The Impaler wrote:Where do you think I got that little equation? Who do you think that Pat Sheridan got it from? Isn't it just slightly possible that I'm doing the same thing that you mentioned above?
I don't think it was the equation that annoyed Chuck, but rather the "all I need to know" part, or more likely, the implied extension of that to "all YOU need to know". The equation gets the thinking in the right direction, but as we progress, we surely learn more, and that knowledge helps us.
Permit me what seems an unrelated story. A few years back, I was involved in triathlon. This was a foolish enterprise at first, because I could not swim aerobically and would be gasping for air after one length of the pool. So, I took swimming lessons and swam four times a week with a master's swim program. I learned how to swim aerobically enough to swim the 2.4 miles of the swim portion of Ironman USA three years later with a solidly average time. I did better in the swim relative to other participants than I did on the bike or in the marathon, which is a bit surprising given that I came to triathlon from a cycling background.

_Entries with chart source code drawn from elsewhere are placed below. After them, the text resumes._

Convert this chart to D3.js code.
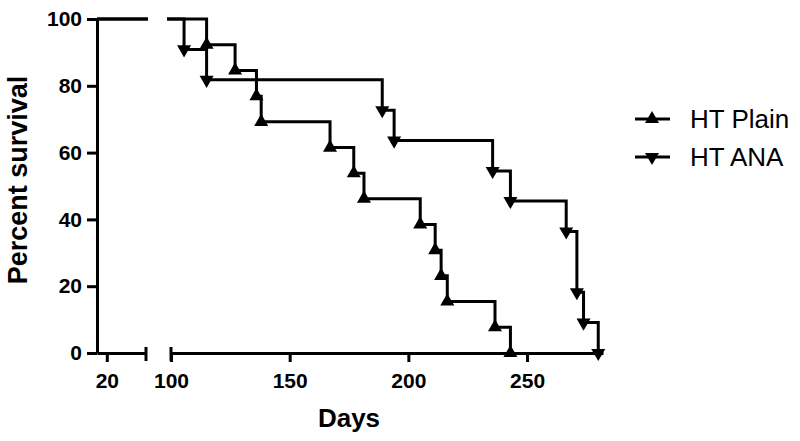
<!DOCTYPE html>
<html>
<head>
<meta charset="utf-8">
<script src="https://cdn.jsdelivr.net/npm/d3@7"></script>
<style>
  body { margin: 0; background: #fff; }
  text { font-family: "Liberation Sans", Arial, sans-serif; fill: #000; }
  .axis path, .axis line { stroke: #000; stroke-width: 3; }
  .axis text { font-size: 21px; font-weight: bold; }
</style>
</head>
<body>
<svg id="chart" width="800" height="441"></svg>
<script>
// survival data (days, percent)
var plainDays = [115, 127, 136, 138, 167, 177, 181.3, 205, 211.3, 213.8, 216.4, 236.5, 243];
var plainSurv = [92.3, 84.6, 76.9, 69.2, 61.5, 53.8, 46.2, 38.5, 30.8, 23.1, 15.4, 7.7, 0];
var anaDays = [105.5, 115, 189, 194, 235.5, 243, 266.5, 271, 273.8, 280];
var anaSurv = [90.9, 81.8, 72.7, 63.6, 54.5, 45.5, 36.4, 18.2, 9.1, 0];
var seriesNames = ['HT Plain', 'HT ANA'];
var yTicks = [0, 20, 40, 60, 80, 100];
var xTicksA = [20];
var xTicksB = [100, 150, 200, 250];

var svg = d3.select('#chart');

var y = d3.scaleLinear().domain([0, 100]).range([353, 19]);
var xA = d3.scaleLinear().domain([16, 36]).range([97, 146]);
var xB = d3.scaleLinear().domain([100, 282]).range([171, 603]);

var yAxis = d3.axisLeft(y).tickValues(yTicks).tickSize(10).tickSizeOuter(0).tickPadding(5);
svg.append('g').attr('class', 'axis')
   .attr('transform', 'translate(' + xA.range()[0] + ',0)')
   .call(yAxis);

// broken x axis, two segments
var xAxisA = d3.axisBottom(xA).tickValues(xTicksA).tickSize(9).tickSizeOuter(0).tickPadding(11);
var gA = svg.append('g').attr('class', 'axis')
   .attr('transform', 'translate(0,' + y(0) + ')')
   .call(xAxisA);
gA.append('line').attr('x1', xA.range()[1]).attr('x2', xA.range()[1]).attr('y1', -6).attr('y2', 8);

var xAxisB = d3.axisBottom(xB).tickValues(xTicksB).tickSize(9).tickSizeOuter(0).tickPadding(11);
var gB = svg.append('g').attr('class', 'axis')
   .attr('transform', 'translate(0,' + y(0) + ')')
   .call(xAxisB);
gB.append('line').attr('x1', xB.range()[0]).attr('x2', xB.range()[0]).attr('y1', -6).attr('y2', 8);

// titles
svg.append('text')
   .attr('transform', 'translate(27,180) rotate(-90)')
   .attr('text-anchor', 'middle')
   .style('font-size', '27px').style('font-weight', 'bold')
   .text('Percent survival');
svg.append('text')
   .attr('x', 349).attr('y', 427)
   .attr('text-anchor', 'middle')
   .style('font-size', '26px').style('font-weight', 'bold')
   .text('Days');

var triUp = d3.symbol().type(d3.symbolTriangle).size(85);

function drawSeries(days, surv, down) {
  // first segment: everyone alive
  svg.append('line')
     .attr('x1', xA.range()[0]).attr('x2', xA.range()[1] + 2)
     .attr('y1', y(100)).attr('y2', y(100))
     .attr('stroke', '#000').attr('stroke-width', 3);

  var pts = [[xB.invert(xB.range()[0] - 4), 100]];
  days.forEach(function(d, i) { pts.push([d, surv[i]]); });
  var line = d3.line()
     .x(function(d) { return xB(d[0]); })
     .y(function(d) { return y(d[1]); })
     .curve(d3.curveStepAfter);
  svg.append('path').datum(pts)
     .attr('d', line)
     .attr('fill', 'none').attr('stroke', '#000')
     .attr('stroke-width', 3).attr('stroke-linejoin', 'miter');

  svg.selectAll(null).data(pts.slice(1)).enter()
     .append('path')
     .attr('d', triUp)
     .attr('fill', '#000')
     .attr('transform', function(d) {
        return 'translate(' + xB(d[0]) + ',' + y(d[1]) + ')' + (down ? ' rotate(180)' : '');
     });
}

drawSeries(plainDays, plainSurv, false);
drawSeries(anaDays, anaSurv, true);

// legend
var legY = [119, 157];
seriesNames.forEach(function(name, i) {
  var g = svg.append('g').attr('transform', 'translate(0,' + legY[i] + ')');
  g.append('line').attr('x1', 635).attr('x2', 670).attr('y1', 0).attr('y2', 0)
   .attr('stroke', '#000').attr('stroke-width', 3);
  g.append('path').attr('d', triUp).attr('fill', '#000')
   .attr('transform', 'translate(652,0)' + (i === 1 ? ' rotate(180)' : ''));
  g.append('text').attr('x', 690).attr('y', 0).attr('dy', '0.36em')
   .style('font-size', '26px')
   .text(name);
});
</script>
</body>
</html>
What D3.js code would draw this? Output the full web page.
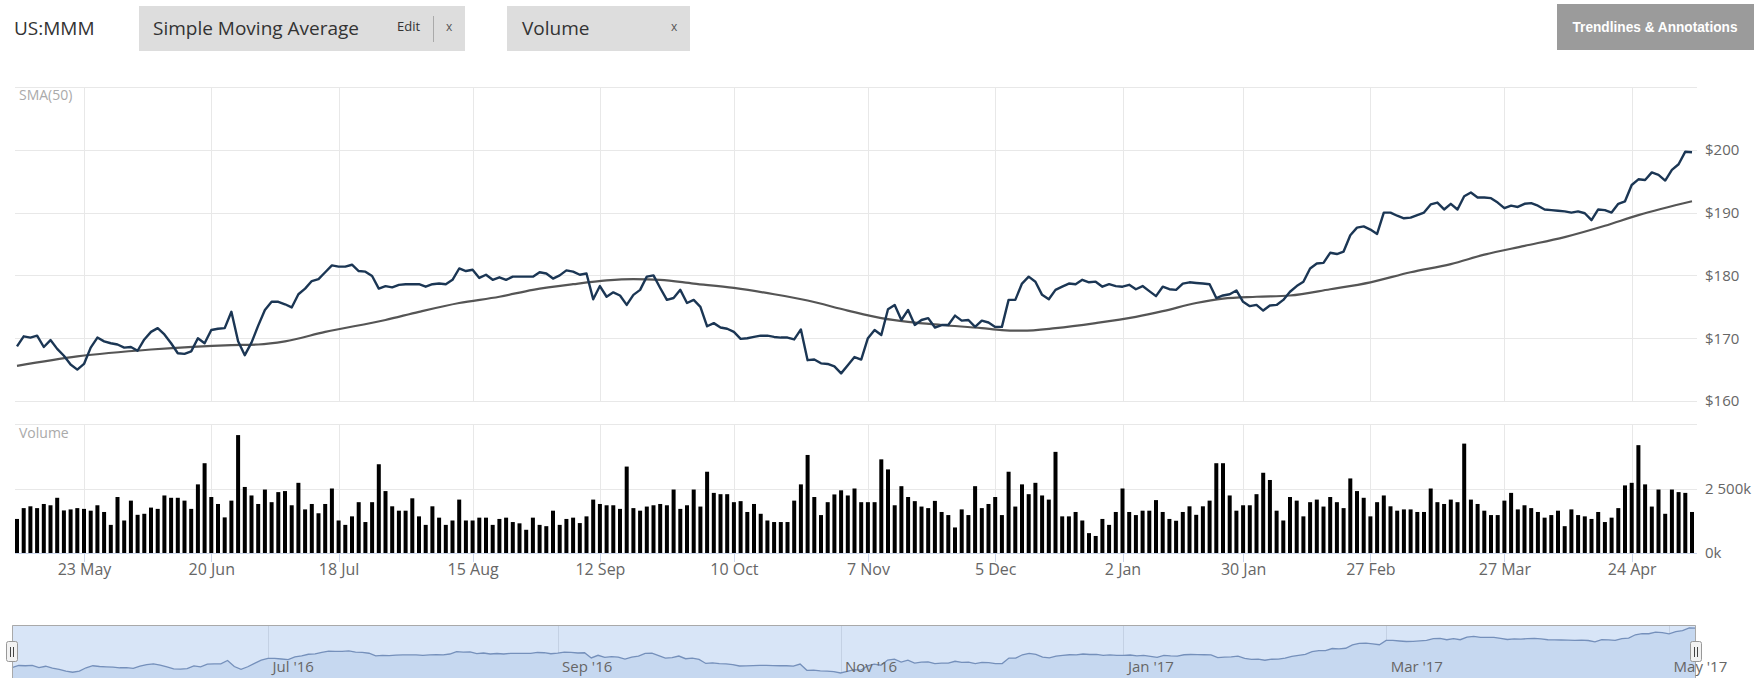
<!DOCTYPE html>
<html><head><meta charset="utf-8">
<script src="https://cdn.jsdelivr.net/npm/d3@7"></script>
<style>
html,body{margin:0;padding:0;background:#fff;}
svg{display:block;font-family:"Open Sans",sans-serif;}
.grid line{stroke:#e8e8e8;stroke-width:1;shape-rendering:crispEdges;}
.grid path{display:none;}
.ax path{display:none;}
.ax line{stroke:#ccd6eb;shape-rendering:crispEdges;}
.ax text{fill:#666;}
</style></head><body>
<svg id="chart" width="1762" height="678"></svg>
<script>
// ---------- DATA ----------
const symbol = "US:MMM";
const firstTradingDay = "2016-05-09";
const marketHolidays = ["2016-05-30","2016-07-04","2016-09-05","2016-11-24","2016-12-26","2017-01-02","2017-01-16","2017-02-20","2017-04-14"];

// daily close, US$ (one value per trading day)
const closePrice = [
168.7,170.3,170.1,170.4,168.6,169.7,168.3,167.2,165.8,165.0,
165.9,168.5,170.1,169.5,169.2,169.0,168.5,168.6,168.0,169.8,
171.0,171.6,170.6,169.2,167.6,167.5,167.9,170.0,169.2,171.3,
171.5,171.6,174.2,169.5,167.3,169.3,172.0,174.5,175.8,175.8,
175.4,174.9,177.0,177.9,179.1,179.4,180.5,181.6,181.4,181.4,
181.7,180.7,180.6,179.9,177.9,178.3,178.1,178.5,178.6,178.6,
178.6,178.2,178.6,178.7,178.6,179.3,181.1,180.7,180.9,179.6,
180.1,179.3,179.7,179.3,179.8,179.8,179.8,179.8,180.5,180.3,
179.5,180.0,180.8,180.6,180.1,180.3,176.2,178.3,176.6,177.3,
176.8,175.3,176.9,177.7,179.8,180.0,178.0,176.1,176.4,177.7,
175.6,176.1,175.0,171.9,172.4,171.7,171.5,171.0,169.9,170.0,
170.2,170.4,170.4,170.2,170.1,170.1,169.8,171.4,166.5,166.6,
166.0,165.9,165.5,164.4,165.7,167.0,166.6,170.0,171.3,170.5,
174.6,175.3,172.9,174.5,172.1,172.9,173.2,171.7,172.1,172.1,
173.6,172.8,172.9,171.8,172.8,172.5,171.8,171.8,176.1,176.1,
178.7,179.8,179.0,176.9,176.2,177.7,178.2,178.7,178.6,179.3,
178.9,179.0,178.2,178.6,178.3,178.2,178.5,177.8,178.3,177.5,
176.7,178.2,177.8,177.7,178.7,178.9,178.8,178.7,178.6,176.4,
176.8,177.0,177.6,175.8,175.1,175.3,174.4,175.2,175.3,176.1,
177.4,178.3,179.0,181.1,181.9,182.0,183.6,183.4,183.8,186.4,
187.6,187.8,187.3,186.6,190.0,190.0,189.5,189.1,189.2,189.6,
190.0,191.3,191.6,190.5,191.4,190.5,192.6,193.2,192.4,192.4,
192.3,191.6,190.7,191.1,190.9,191.4,191.5,191.1,190.5,190.4,
190.3,190.2,190.0,190.2,189.9,188.8,190.5,190.4,190.0,191.4,
191.8,194.4,195.3,195.2,196.4,196.0,195.1,196.8,197.7,199.7,199.6];

// daily volume, millions of shares
const volumeMillions = [
1.32,1.74,1.81,1.74,1.90,1.85,2.14,1.65,1.69,1.74,
1.71,1.64,1.85,1.59,1.09,2.17,1.26,2.03,1.48,1.52,
1.76,1.71,2.23,2.14,2.14,2.03,1.71,2.66,3.48,2.17,
1.90,1.38,2.03,4.57,2.56,2.23,1.90,2.46,1.97,2.36,
2.40,1.85,2.72,1.69,1.90,1.54,1.90,2.50,1.26,1.09,
1.42,1.97,1.20,1.97,3.44,2.40,1.81,1.64,1.64,2.12,
1.42,1.09,1.81,1.37,1.09,1.26,2.07,1.26,1.26,1.37,
1.37,1.09,1.32,1.37,1.20,1.15,0.90,1.37,1.09,1.04,
1.64,1.09,1.32,1.37,1.16,1.42,2.07,1.90,1.85,1.85,
1.71,3.35,1.74,1.64,1.80,1.85,1.90,1.85,2.46,1.71,
1.85,2.46,1.80,3.15,2.33,2.28,2.28,1.97,2.01,1.59,
1.90,1.52,1.26,1.20,1.20,1.20,2.03,2.66,3.80,2.17,
1.47,1.97,2.27,2.43,2.23,2.50,1.97,1.97,1.97,3.63,
3.24,1.85,2.59,2.17,2.01,1.80,1.74,2.02,1.59,1.47,
0.99,1.69,1.47,2.59,1.74,1.90,2.17,1.47,3.15,1.80,
2.66,2.28,2.72,2.23,2.07,3.92,1.42,1.42,1.59,1.26,
0.77,0.66,1.32,1.09,1.59,2.50,1.59,1.47,1.64,1.64,
2.05,1.59,1.32,1.25,1.59,1.81,1.48,1.81,2.03,3.48,
3.48,2.23,1.64,1.85,1.85,2.28,3.11,2.83,1.64,1.26,
2.17,2.03,1.42,1.97,2.07,1.80,2.17,1.97,1.74,2.89,
2.40,2.14,1.42,1.97,2.23,1.81,1.64,1.69,1.69,1.59,
1.59,2.50,1.97,1.90,2.07,1.97,4.24,2.07,1.90,1.64,
1.47,1.47,2.03,2.33,1.69,1.85,1.74,1.59,1.37,1.47,
1.64,1.04,1.69,1.47,1.42,1.32,1.59,1.20,1.37,1.74,
2.62,2.72,4.18,2.66,1.80,2.46,1.52,2.46,2.36,2.33,1.59];

// SMA(50): trading-day number and value
const smaDay   = [0,9,20,32,36,40,46,55,60,66,72,77,83,88,92,96,101,107,113,118,124,129,133,138,144,147,150,155,161,167,171,176,180,185,190,196,202,208,214,219,225,231,237,242,250];
const smaValue = [165.6,167.1,168.2,168.9,169.0,169.5,171.0,172.9,174.2,175.6,176.6,177.7,178.6,179.2,179.4,179.3,178.7,178.0,177.0,176.0,174.4,173.2,172.6,172.1,171.6,171.3,171.2,171.6,172.4,173.4,174.3,175.6,176.3,176.6,176.8,177.8,178.9,180.5,181.8,183.3,184.7,186.1,187.9,189.6,191.8];

const priceGridValues = [160,170,180,190,200,210];
const priceTickValues = [160,170,180,190,200];
const volumeGridValues = [0,2.5,5];
const volumeTickValues = [0,2.5];
const weekTickDates  = ["2016-05-23","2016-06-20","2016-07-18","2016-08-15","2016-09-12","2016-10-10","2016-11-07","2016-12-05","2017-01-02","2017-01-30","2017-02-27","2017-03-27","2017-04-24"];
const weekTickLabels = ["23 May","20 Jun","18 Jul","15 Aug","12 Sep","10 Oct","7 Nov","5 Dec","2 Jan","30 Jan","27 Feb","27 Mar","24 Apr"];
const navTickDates  = ["2016-07-01","2016-09-01","2016-11-01","2017-01-01","2017-03-01","2017-05-01"];
const navTickLabels = ["Jul '16","Sep '16","Nov '16","Jan '17","Mar '17","May '17"];

// ---------- TRADING CALENDAR (ordinal axis) ----------
const tradingDays = [];
{
  let t = Date.parse(firstTradingDay + "T00:00:00Z");
  while (tradingDays.length < closePrice.length) {
    const d = new Date(t), s = d.toISOString().slice(0,10), w = d.getUTCDay();
    if (w !== 0 && w !== 6 && !marketHolidays.includes(s)) tradingDays.push(s);
    t += 86400000;
  }
}
const dayIndex = s => tradingDays.findIndex(d => d >= s);
const weekTickIdx = weekTickDates.map(dayIndex);
const navTickIdx = navTickDates.map(dayIndex);
const N = closePrice.length;

// ---------- SCALES ----------
const svg = d3.select("#chart");
const x = d3.scaleLinear().domain([0, N-1]).range([17, 1692]);
const yPrice = d3.scaleLinear().domain([160, 210]).range([401, 87]);
const yVol = d3.scaleLinear().domain([0, 5]).range([553, 424]);
const xNav = d3.scaleLinear().domain([0, N-1]).range([12, 1696]);
const yNav = d3.scaleLinear().domain(d3.extent(closePrice)).range([673, 628]);

// ---------- HEADER ----------
svg.append("text").attr("x",14).attr("y",35).attr("font-size",19).attr("fill","#333").text(symbol);
svg.append("rect").attr("x",139).attr("y",6).attr("width",326).attr("height",45).attr("fill","#dddddd");
svg.append("text").attr("x",153).attr("y",35).attr("font-size",19).attr("fill","#333").text("Simple Moving Average");
svg.append("text").attr("x",397).attr("y",31).attr("font-size",13).attr("fill","#333").text("Edit");
svg.append("line").attr("x1",433.5).attr("x2",433.5).attr("y1",16).attr("y2",42).attr("stroke","#aaa");
svg.append("text").attr("x",446).attr("y",31).attr("font-size",12).attr("fill","#555").text("x");
svg.append("rect").attr("x",507).attr("y",6).attr("width",183).attr("height",45).attr("fill","#dddddd");
svg.append("text").attr("x",522).attr("y",35).attr("font-size",19).attr("fill","#333").text("Volume");
svg.append("text").attr("x",671).attr("y",31).attr("font-size",12).attr("fill","#555").text("x");
svg.append("rect").attr("x",1557).attr("y",4).attr("width",197).attr("height",46).attr("fill","#9b9b9b");
svg.append("text").attr("x",1655).attr("y",32).attr("text-anchor","middle").attr("font-size",15)
  .attr("font-weight","bold").attr("fill","#fff").attr("font-family","'Liberation Sans Narrow','Arial Narrow','Liberation Sans',sans-serif")
  .attr("textLength",165).attr("lengthAdjust","spacingAndGlyphs").text("Trendlines & Annotations");

// ---------- GRIDS ----------
svg.append("g").attr("class","grid").attr("transform","translate(15,0)")
  .call(d3.axisRight(yPrice).tickValues(priceGridValues).tickSize(1682).tickFormat(""));
svg.append("g").attr("class","grid").attr("transform","translate(15,0)")
  .call(d3.axisRight(yVol).tickValues(volumeGridValues).tickSize(1682).tickFormat(""));
svg.append("g").attr("class","grid").attr("transform","translate(0,87)")
  .call(d3.axisBottom(x).tickValues(weekTickIdx).tickSize(314).tickFormat(""));
svg.append("g").attr("class","grid").attr("transform","translate(0,424)")
  .call(d3.axisBottom(x).tickValues(weekTickIdx).tickSize(129).tickFormat(""));

// pane labels
svg.append("text").attr("x",19).attr("y",100).attr("font-size",14).attr("fill","#aaa").text("SMA(50)");
svg.append("text").attr("x",19).attr("y",438).attr("font-size",14).attr("fill","#aaa").text("Volume");

// ---------- PRICE + SMA ----------
svg.append("path").datum(smaDay.map((d,i)=>[d, smaValue[i]]))
  .attr("fill","none").attr("stroke","#555").attr("stroke-width",2.2)
  .attr("d", d3.line().x(d=>x(d[0])).y(d=>yPrice(d[1])).curve(d3.curveMonotoneX));
svg.append("path").datum(closePrice)
  .attr("fill","none").attr("stroke","#1b3654").attr("stroke-width",2.4).attr("stroke-linejoin","round")
  .attr("d", d3.line().x((d,i)=>x(i)).y(d=>yPrice(d)));

// ---------- VOLUME ----------
svg.append("g").selectAll("rect").data(volumeMillions).join("rect")
  .attr("x",(d,i)=>x(i)-2).attr("width",4)
  .attr("y",d=>yVol(d)).attr("height",d=>yVol(0)-yVol(d)).attr("fill","#000");

// ---------- AXES ----------
const ay = svg.append("g").attr("class","ax").attr("transform","translate(1697,0)")
  .call(d3.axisRight(yPrice).tickValues(priceTickValues).tickSize(0).tickPadding(8).tickFormat(d=>"$"+d));
ay.selectAll("text").attr("font-size",15).attr("font-family","'Open Sans',sans-serif");
const fmtK = d3.formatLocale({decimal:".",thousands:" ",grouping:[3],currency:["",""]}).format(",");
const av = svg.append("g").attr("class","ax").attr("transform","translate(1697,0)")
  .call(d3.axisRight(yVol).tickValues(volumeTickValues).tickSize(0).tickPadding(8).tickFormat(d=>fmtK(d*1000)+"k"));
av.selectAll("text").attr("font-size",15).attr("font-family","'Open Sans',sans-serif");
svg.append("line").attr("x1",15).attr("x2",1697).attr("y1",553.5).attr("y2",553.5).attr("stroke","#ccd6eb");
const ax = svg.append("g").attr("class","ax").attr("transform","translate(0,554)")
  .call(d3.axisBottom(x).tickValues(weekTickIdx).tickSize(8).tickPadding(2).tickFormat((d,i)=>weekTickLabels[i]));
ax.selectAll("text").attr("font-size",16).attr("font-family","'Open Sans',sans-serif");

// ---------- NAVIGATOR ----------
const nav = svg.append("g");
nav.append("rect").attr("x",12).attr("y",625).attr("width",1684).attr("height",60).attr("fill","#d8e5f7");
nav.append("g").attr("class","grid").attr("transform","translate(0,625)")
  .call(d3.axisBottom(xNav).tickValues(navTickIdx).tickSize(60).tickFormat(""))
  .selectAll("line").style("stroke","#c4d1e4");
nav.append("path").datum(closePrice).attr("fill","#c6d8f0")
  .attr("d", d3.area().x((d,i)=>xNav(i)).y0(690).y1(d=>yNav(d)));
nav.append("path").datum(closePrice).attr("fill","none").attr("stroke","#7590bb").attr("stroke-width",1.3)
  .attr("d", d3.line().x((d,i)=>xNav(i)).y(d=>yNav(d)));
nav.append("path").attr("d","M12.5,685V625.5H1695.5V685").attr("fill","none").attr("stroke","#a9a9a9");
const an = nav.append("g").attr("class","ax").attr("transform","translate(0,625)")
  .call(d3.axisBottom(xNav).tickValues(navTickIdx).tickSize(0).tickPadding(0).tickFormat((d,i)=>navTickLabels[i]));
an.selectAll("text").attr("font-size",15).attr("text-anchor","start").attr("dx",4).attr("dy",0).attr("y",47)
  .attr("fill","#666").attr("font-family","'Open Sans',sans-serif");
[xNav(0), xNav(N-1)].forEach(hx=>{
  const h = nav.append("g").attr("transform",`translate(${Math.round(hx)},652)`);
  h.append("rect").attr("x",-5.5).attr("y",-10.5).attr("width",11).attr("height",20).attr("rx",2)
    .attr("fill","#f2f2f2").attr("stroke","#999");
  h.append("line").attr("x1",-1.5).attr("x2",-1.5).attr("y1",-5).attr("y2",5).attr("stroke","#444");
  h.append("line").attr("x1",1.5).attr("x2",1.5).attr("y1",-5).attr("y2",5).attr("stroke","#444");
});
</script>
</body></html>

The point of this story is that the best swimmers never really thought about technique. I'm talking about the Olympic-class swimmers (one of whom was my coach when I lived in Dallas). They jump in the water and just swim. They know what going fast feels like, and they make a myriad of unconscious adjustments to go fast. The key word there is "unconscious". They are focused on the result. They know that if they turn their hand a particular way, their catch will grab a bit more water, and if they can stretch their shoulder ligaments with a bit more flexibility, they can make a smaller hole in the water. They just do it without thinking about it, right from the start.
But what about the rest of us? How do we learn that, even though we have no feel for the water as do the greats? We can't use trial and error, because we don't know what a successful trial feels like.
The good coaches study those few remarkable swimmers, and understand for the rest of us what it is that they do that makes their greatness possible. Then, they teach it to us. And they teach it the same way we learn music, by focusing on the feel we have in the water. But they still drill us on specific physical activities that will position our bodies in the water so we can experience that feel. Some swimmers, once they experience that feel, will go on to become great swimmers, perhaps. Most won't, but they will get good enough to enjoy it. But even they will have to drill the elements of a good swim stroke until it becomes automatic. While they are drilling, they are not thinking about going fast in the water, but rather they are thinking about making sure they turn their hand the way they've been taught, and so on, until they do it out of habit. Then, they turn their minds to the feel of the water.
That's exactly how most of us learn to play music. Yes, we get in our own way when we think too much about the process of technique when we are trying to play music. But we must build those processes into our subconscious one way or another if we are to succeed. We are either born with it, or someone teaches it to us and we learn. Once we learn the move, we have to go beyond the move to bury it into our subconscious so we can focus our intelligence on the music. There is absolutely nothing about this process that is antithetical to the way Jacobs taught or the way Sheridan teaches, based on the examples that I have seen.
I took lessons with Mike Sanders, who was himself a long-time student of Jacobs, many years ago, and he tried to get me to start moving air. He didn't do it with simple equations. He did it using three methods: 1.) he demonstrated what moving lots of air looked like and sounded like (and the sound of that is still in my head nearly 20 years later), 2.) he drilled me on air movement outside the domain of melody ("tu-tu-tu-tu-tu-tu-to-tu-tu-tuuuu-inhale-tu-tu-tu-tu-tu-tu-tu-tu-tu-tuuuu...), and 3.) he had me buzz on the mouthpiece (which eliminates the helping resonance of the instrument and thus requires more air). These techniques go far beyond your simple equation.
But I still don't think about them when I play, any more than I think about how I turn my hand during the catch portion of my swim stroke.